■ **Problem**
Your task is to copy each line that has the word "with".

■ **Data provided**

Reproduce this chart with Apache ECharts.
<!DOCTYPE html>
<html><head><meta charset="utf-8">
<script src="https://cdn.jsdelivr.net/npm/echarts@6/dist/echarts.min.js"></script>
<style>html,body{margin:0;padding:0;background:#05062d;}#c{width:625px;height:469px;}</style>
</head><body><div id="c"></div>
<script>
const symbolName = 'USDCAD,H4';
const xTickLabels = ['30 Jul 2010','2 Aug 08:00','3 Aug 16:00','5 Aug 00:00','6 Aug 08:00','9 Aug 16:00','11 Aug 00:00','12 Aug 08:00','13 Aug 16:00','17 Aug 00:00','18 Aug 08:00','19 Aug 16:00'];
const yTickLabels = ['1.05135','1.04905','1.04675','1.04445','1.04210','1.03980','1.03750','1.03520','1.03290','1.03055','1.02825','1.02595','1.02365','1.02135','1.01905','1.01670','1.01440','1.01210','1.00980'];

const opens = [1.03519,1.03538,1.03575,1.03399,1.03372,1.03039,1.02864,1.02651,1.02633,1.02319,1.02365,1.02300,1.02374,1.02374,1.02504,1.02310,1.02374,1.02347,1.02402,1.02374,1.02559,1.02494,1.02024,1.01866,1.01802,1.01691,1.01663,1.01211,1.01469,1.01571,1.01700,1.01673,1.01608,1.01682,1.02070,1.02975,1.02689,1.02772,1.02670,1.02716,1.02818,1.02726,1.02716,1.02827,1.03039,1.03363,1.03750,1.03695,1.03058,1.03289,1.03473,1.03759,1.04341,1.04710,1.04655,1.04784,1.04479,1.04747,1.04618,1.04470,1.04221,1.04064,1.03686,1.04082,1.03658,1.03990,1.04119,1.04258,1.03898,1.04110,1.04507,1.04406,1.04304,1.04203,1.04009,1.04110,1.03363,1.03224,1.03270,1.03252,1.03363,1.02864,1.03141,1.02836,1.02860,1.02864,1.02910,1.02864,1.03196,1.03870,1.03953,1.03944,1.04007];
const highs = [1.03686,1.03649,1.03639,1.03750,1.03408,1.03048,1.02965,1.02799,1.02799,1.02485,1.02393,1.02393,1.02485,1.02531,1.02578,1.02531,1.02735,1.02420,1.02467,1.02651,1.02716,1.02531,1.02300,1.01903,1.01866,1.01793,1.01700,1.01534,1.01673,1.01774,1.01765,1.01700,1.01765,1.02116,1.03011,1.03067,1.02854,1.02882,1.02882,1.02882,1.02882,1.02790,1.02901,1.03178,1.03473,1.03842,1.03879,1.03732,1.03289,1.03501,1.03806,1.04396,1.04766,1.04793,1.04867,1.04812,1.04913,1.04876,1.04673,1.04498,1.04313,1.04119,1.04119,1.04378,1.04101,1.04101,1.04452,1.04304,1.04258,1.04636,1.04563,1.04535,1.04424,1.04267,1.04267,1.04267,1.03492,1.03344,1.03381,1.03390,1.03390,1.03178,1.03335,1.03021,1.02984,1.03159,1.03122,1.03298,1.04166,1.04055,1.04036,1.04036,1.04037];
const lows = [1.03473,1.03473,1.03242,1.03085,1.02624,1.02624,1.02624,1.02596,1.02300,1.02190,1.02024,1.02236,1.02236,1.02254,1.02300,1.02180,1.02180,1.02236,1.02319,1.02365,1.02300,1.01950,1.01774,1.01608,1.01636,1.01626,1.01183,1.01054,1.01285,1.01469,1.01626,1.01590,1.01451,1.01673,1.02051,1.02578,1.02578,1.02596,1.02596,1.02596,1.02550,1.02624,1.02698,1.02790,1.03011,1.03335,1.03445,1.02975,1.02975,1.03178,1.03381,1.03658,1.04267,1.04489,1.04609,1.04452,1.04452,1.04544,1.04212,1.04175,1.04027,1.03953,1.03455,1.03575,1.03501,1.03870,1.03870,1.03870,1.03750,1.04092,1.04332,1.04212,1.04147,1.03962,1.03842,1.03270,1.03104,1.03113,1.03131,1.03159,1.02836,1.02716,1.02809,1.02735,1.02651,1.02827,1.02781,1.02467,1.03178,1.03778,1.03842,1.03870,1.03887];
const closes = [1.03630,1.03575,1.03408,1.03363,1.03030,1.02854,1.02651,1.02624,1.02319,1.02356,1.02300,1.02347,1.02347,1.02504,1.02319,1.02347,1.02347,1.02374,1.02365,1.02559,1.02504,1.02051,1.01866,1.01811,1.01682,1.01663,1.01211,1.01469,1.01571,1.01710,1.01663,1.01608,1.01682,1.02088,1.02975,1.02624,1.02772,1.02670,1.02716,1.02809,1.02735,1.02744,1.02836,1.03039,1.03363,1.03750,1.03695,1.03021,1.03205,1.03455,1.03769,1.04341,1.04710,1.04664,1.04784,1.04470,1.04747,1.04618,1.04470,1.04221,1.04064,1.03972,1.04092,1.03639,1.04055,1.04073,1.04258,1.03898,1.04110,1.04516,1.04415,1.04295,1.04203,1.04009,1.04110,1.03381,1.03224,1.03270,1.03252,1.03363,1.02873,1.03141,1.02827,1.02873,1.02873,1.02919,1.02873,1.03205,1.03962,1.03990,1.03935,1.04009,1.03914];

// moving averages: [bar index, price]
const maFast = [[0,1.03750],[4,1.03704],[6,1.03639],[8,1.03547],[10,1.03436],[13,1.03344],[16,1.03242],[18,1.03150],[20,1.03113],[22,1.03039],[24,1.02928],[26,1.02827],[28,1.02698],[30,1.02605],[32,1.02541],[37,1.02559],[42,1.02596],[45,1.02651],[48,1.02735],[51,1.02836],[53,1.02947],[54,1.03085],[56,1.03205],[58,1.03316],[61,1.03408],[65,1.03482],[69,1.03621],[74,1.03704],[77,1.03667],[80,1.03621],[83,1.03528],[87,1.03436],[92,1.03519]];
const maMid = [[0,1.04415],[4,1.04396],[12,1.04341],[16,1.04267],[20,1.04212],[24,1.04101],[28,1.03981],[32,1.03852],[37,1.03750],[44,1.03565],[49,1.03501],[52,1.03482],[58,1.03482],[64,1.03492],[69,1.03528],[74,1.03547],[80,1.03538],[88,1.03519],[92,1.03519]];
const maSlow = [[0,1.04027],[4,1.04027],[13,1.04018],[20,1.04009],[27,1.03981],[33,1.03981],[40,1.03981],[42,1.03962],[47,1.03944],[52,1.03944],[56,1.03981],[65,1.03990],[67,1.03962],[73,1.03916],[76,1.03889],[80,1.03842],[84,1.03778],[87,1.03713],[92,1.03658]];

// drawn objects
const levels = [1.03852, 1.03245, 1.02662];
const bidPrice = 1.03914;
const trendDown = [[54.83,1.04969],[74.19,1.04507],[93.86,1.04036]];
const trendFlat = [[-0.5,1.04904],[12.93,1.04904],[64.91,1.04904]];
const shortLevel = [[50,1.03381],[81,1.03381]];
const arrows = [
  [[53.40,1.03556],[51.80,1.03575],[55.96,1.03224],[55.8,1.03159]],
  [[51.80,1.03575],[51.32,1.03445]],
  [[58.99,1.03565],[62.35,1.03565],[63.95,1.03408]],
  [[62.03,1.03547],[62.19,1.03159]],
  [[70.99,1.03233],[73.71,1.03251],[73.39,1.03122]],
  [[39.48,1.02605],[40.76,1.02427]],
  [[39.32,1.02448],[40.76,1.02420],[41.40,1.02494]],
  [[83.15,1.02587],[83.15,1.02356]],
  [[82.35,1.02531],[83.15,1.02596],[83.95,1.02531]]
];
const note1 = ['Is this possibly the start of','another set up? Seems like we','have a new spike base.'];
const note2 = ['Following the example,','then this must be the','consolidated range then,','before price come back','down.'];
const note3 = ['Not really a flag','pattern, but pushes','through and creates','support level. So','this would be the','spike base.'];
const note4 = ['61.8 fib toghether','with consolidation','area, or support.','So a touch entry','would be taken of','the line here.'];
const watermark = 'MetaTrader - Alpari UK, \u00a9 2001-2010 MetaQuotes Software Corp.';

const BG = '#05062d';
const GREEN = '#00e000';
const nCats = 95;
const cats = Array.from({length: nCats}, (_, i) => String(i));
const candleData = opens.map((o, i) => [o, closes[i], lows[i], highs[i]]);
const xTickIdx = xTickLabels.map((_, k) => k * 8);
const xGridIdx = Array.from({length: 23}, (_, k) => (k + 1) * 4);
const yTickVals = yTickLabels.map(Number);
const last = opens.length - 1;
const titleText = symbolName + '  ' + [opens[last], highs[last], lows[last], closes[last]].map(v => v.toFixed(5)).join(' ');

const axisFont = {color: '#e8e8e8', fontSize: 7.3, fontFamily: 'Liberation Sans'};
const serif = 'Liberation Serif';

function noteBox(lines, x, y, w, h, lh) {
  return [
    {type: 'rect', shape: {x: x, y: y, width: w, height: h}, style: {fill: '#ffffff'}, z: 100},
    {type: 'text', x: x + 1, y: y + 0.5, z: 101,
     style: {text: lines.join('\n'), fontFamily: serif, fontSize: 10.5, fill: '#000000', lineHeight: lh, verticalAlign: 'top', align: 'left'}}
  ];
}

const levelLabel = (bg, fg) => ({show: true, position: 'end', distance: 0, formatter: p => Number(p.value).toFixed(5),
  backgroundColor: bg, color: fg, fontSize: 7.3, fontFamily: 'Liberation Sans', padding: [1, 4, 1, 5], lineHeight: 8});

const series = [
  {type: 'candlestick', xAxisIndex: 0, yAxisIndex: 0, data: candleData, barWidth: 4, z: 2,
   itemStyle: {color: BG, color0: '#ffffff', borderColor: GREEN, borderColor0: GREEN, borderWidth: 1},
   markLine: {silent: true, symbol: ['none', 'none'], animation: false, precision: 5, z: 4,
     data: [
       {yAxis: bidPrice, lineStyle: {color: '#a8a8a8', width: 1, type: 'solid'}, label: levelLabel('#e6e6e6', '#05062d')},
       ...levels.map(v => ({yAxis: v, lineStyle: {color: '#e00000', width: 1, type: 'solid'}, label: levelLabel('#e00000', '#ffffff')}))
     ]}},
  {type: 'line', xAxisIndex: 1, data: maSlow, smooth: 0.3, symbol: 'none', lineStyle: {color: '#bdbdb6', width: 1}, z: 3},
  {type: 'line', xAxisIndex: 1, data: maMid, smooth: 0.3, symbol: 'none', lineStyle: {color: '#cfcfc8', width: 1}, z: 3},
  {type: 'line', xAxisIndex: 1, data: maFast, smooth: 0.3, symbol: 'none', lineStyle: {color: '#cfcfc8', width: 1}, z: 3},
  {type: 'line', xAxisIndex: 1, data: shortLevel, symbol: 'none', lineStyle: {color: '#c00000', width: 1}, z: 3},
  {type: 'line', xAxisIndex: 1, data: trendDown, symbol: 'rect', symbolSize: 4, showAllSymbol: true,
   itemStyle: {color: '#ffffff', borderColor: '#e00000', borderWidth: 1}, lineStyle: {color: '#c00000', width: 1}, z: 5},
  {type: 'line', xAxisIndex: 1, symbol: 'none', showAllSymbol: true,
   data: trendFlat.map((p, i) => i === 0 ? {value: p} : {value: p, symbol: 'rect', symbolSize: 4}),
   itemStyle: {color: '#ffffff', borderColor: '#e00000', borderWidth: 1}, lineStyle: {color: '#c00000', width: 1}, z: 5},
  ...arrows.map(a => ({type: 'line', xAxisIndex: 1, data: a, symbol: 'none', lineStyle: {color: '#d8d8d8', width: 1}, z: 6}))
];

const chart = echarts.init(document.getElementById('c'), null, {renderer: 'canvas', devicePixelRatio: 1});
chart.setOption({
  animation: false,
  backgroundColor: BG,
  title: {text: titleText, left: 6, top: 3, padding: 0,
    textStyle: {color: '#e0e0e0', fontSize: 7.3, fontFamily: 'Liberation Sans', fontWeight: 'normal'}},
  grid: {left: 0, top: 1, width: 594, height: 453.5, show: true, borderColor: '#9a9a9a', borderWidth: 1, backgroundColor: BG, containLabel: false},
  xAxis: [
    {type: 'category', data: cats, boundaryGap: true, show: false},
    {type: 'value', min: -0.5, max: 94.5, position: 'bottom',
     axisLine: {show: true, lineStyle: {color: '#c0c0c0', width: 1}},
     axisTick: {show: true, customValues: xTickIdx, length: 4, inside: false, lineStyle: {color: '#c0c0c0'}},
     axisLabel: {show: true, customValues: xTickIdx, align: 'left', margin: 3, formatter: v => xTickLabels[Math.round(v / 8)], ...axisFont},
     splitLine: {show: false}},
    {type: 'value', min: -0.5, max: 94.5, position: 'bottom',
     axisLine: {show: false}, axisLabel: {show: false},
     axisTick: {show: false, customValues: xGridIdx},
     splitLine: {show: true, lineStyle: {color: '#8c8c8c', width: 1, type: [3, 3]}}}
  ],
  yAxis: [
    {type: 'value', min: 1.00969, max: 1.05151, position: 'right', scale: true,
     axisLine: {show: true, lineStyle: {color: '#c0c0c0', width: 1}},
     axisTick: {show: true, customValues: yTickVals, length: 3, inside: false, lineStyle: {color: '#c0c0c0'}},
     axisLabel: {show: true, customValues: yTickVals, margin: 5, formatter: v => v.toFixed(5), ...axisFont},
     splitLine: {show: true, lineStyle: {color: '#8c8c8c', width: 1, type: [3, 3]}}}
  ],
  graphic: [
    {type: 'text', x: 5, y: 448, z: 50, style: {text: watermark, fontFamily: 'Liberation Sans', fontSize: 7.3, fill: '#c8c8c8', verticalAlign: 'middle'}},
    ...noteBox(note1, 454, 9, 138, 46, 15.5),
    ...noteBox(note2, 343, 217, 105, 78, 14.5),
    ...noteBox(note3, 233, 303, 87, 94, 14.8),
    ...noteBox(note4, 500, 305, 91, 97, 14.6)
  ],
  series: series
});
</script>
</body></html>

■ **Expected output**
Reproduce this chart with Apache ECharts.
const note4 = ['61.8 fib toghether','with consolidation','area, or support.','So a touch entry','would be taken of','the line here.'];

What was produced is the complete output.